● **Work instructions**:
All lines in which the word "image" occurs are to be extracted.

---- Material

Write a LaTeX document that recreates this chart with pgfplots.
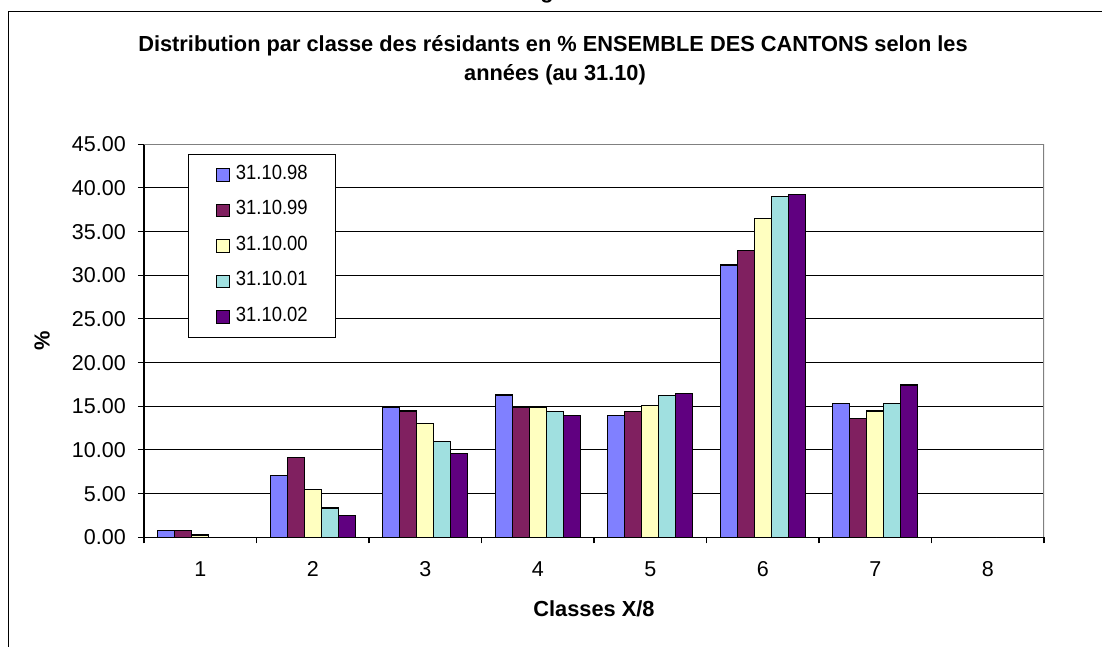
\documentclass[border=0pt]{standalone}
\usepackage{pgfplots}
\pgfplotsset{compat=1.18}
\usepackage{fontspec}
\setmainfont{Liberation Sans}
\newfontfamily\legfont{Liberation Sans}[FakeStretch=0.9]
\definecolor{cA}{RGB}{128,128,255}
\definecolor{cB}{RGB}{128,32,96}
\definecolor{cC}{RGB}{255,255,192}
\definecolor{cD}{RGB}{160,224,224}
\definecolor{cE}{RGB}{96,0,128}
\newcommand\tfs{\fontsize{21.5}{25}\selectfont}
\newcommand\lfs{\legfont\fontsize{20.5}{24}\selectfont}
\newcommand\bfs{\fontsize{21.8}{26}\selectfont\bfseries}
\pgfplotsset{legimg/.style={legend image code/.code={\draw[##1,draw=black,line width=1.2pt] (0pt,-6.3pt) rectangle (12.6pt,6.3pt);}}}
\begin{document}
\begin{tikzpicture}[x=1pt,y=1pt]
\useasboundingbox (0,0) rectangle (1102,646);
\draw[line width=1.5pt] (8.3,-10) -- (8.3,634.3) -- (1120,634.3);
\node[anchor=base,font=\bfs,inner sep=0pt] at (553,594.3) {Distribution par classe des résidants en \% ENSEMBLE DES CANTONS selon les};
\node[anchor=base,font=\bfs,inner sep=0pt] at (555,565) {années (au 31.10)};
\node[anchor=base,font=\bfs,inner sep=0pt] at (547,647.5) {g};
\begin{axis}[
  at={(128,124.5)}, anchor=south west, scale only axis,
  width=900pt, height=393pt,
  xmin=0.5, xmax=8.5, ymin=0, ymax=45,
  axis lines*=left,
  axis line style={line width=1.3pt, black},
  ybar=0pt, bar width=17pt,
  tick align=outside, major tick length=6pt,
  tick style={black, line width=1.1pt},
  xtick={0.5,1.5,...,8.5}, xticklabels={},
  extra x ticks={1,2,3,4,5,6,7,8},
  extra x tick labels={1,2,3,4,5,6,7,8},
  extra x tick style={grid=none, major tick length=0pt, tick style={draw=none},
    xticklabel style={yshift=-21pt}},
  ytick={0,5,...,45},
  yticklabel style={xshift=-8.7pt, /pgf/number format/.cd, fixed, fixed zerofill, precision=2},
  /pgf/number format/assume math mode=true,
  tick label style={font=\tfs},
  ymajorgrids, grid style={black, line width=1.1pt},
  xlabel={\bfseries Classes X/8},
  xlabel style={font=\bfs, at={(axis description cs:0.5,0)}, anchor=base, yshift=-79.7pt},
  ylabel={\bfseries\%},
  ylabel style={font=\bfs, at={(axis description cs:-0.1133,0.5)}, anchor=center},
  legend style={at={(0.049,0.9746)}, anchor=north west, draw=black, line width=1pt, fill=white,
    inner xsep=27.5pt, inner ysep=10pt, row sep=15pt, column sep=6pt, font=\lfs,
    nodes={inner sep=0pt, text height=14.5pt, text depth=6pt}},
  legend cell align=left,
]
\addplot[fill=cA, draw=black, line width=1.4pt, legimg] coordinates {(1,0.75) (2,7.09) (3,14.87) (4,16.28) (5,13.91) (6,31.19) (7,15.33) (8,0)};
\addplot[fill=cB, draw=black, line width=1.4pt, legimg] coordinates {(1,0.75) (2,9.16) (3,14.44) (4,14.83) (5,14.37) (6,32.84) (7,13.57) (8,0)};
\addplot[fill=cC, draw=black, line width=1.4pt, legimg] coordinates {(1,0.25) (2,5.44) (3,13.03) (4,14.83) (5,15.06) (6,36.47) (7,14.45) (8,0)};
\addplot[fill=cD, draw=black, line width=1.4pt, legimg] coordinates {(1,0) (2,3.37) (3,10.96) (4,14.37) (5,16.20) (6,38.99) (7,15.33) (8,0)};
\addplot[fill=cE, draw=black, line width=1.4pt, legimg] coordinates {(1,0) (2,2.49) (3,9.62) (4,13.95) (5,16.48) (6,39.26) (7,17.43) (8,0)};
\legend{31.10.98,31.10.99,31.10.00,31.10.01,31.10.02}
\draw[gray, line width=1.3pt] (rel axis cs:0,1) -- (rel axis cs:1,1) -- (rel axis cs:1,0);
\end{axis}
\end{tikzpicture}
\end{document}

--------
---- Material

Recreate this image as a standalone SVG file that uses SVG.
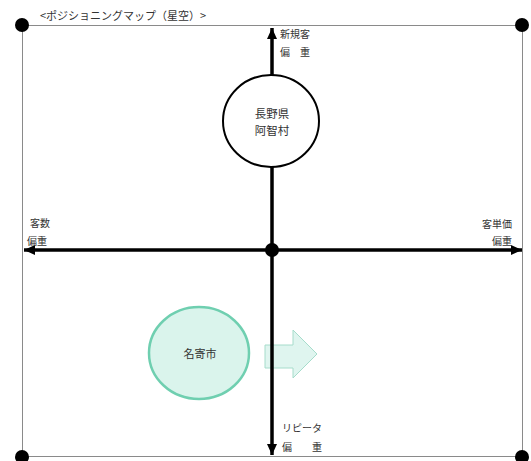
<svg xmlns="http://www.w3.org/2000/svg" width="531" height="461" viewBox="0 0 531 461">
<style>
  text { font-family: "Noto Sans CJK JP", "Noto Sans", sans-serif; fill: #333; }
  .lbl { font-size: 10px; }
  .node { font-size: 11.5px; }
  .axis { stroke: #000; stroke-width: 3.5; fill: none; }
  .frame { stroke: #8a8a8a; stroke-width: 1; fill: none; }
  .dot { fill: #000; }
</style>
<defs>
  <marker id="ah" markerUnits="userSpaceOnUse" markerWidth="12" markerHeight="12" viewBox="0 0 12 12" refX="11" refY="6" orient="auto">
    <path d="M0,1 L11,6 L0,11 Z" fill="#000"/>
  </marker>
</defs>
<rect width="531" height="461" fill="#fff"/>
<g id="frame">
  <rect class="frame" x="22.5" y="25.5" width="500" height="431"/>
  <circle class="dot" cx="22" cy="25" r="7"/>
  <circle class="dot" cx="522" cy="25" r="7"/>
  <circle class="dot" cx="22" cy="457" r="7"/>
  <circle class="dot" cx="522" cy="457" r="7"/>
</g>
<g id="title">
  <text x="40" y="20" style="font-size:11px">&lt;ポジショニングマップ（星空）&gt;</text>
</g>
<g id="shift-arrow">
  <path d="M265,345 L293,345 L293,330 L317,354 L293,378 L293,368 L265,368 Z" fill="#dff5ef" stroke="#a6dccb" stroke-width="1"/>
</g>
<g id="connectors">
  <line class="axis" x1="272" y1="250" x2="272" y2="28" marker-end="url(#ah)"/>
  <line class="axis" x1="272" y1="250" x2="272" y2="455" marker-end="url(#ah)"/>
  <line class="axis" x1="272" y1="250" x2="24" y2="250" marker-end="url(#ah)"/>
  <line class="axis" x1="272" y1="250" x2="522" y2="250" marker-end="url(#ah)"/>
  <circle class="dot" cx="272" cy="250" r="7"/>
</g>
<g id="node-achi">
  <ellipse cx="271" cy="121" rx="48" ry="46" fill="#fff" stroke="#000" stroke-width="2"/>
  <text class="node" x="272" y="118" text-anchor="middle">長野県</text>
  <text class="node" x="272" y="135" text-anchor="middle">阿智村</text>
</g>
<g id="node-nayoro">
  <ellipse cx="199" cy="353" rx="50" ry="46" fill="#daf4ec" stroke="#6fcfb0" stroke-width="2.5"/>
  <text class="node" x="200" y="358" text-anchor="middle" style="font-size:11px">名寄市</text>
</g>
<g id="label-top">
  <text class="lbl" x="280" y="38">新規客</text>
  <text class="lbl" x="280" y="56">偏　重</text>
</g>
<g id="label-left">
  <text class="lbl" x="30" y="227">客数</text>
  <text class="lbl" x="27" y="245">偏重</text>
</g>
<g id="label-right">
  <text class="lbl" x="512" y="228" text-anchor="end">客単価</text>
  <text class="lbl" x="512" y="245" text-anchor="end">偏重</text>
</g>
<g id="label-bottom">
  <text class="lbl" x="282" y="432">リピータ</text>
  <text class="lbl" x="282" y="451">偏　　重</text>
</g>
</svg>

--------
---- Material

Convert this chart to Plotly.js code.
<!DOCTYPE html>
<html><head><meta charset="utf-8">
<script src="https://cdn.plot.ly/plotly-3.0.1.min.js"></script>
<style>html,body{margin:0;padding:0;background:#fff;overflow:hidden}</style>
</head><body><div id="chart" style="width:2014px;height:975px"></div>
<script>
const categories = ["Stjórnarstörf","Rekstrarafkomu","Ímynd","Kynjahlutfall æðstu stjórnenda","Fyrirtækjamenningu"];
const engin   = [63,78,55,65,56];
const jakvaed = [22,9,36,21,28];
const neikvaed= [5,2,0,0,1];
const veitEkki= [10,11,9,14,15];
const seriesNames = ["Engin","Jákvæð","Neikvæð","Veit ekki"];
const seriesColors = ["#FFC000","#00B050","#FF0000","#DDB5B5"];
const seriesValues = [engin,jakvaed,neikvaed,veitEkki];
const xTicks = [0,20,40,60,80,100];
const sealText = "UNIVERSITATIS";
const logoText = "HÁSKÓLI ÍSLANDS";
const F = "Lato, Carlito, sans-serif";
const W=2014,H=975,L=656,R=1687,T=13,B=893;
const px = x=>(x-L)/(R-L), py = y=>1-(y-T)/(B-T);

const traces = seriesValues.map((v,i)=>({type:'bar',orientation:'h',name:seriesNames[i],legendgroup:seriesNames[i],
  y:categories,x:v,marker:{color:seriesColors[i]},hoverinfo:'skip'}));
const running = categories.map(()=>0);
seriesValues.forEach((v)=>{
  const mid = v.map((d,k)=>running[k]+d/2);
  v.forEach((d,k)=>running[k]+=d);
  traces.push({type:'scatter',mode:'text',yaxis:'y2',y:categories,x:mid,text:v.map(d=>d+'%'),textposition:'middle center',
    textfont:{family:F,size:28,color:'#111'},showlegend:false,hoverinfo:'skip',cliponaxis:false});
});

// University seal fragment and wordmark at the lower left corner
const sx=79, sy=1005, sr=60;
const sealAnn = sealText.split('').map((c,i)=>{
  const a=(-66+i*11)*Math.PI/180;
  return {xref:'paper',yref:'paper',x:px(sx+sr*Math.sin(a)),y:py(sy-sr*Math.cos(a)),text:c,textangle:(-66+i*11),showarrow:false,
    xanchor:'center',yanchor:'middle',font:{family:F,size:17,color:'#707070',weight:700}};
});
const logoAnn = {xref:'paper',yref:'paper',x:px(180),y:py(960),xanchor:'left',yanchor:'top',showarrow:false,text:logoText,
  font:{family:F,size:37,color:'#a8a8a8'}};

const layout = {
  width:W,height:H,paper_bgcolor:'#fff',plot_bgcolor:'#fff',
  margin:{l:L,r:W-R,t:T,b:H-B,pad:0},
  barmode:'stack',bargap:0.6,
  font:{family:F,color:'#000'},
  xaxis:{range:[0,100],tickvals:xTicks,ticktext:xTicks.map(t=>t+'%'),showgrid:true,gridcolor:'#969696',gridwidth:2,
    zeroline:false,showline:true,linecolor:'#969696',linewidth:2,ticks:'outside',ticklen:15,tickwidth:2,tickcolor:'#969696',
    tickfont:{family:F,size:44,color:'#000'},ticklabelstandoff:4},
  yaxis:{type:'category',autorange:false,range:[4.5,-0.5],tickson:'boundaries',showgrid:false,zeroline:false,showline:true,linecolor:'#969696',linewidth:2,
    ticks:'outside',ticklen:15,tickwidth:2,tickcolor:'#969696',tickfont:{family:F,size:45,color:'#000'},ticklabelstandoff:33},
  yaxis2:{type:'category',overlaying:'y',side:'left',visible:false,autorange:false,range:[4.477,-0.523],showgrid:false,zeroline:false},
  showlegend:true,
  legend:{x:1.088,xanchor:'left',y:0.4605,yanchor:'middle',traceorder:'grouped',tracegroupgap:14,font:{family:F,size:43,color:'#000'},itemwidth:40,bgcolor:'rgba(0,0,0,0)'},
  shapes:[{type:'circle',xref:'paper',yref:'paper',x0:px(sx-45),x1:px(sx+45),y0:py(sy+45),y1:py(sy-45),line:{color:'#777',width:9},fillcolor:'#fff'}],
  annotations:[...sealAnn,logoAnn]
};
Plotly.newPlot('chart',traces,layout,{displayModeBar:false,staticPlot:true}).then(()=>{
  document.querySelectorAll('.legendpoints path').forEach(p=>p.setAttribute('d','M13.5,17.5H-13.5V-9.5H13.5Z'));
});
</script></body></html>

--------

● **Task solution**:
\pgfplotsset{legimg/.style={legend image code/.code={\draw[##1,draw=black,line width=1.2pt] (0pt,-6.3pt) rectangle (12.6pt,6.3pt);}}}
Recreate this image as a standalone SVG file that uses SVG.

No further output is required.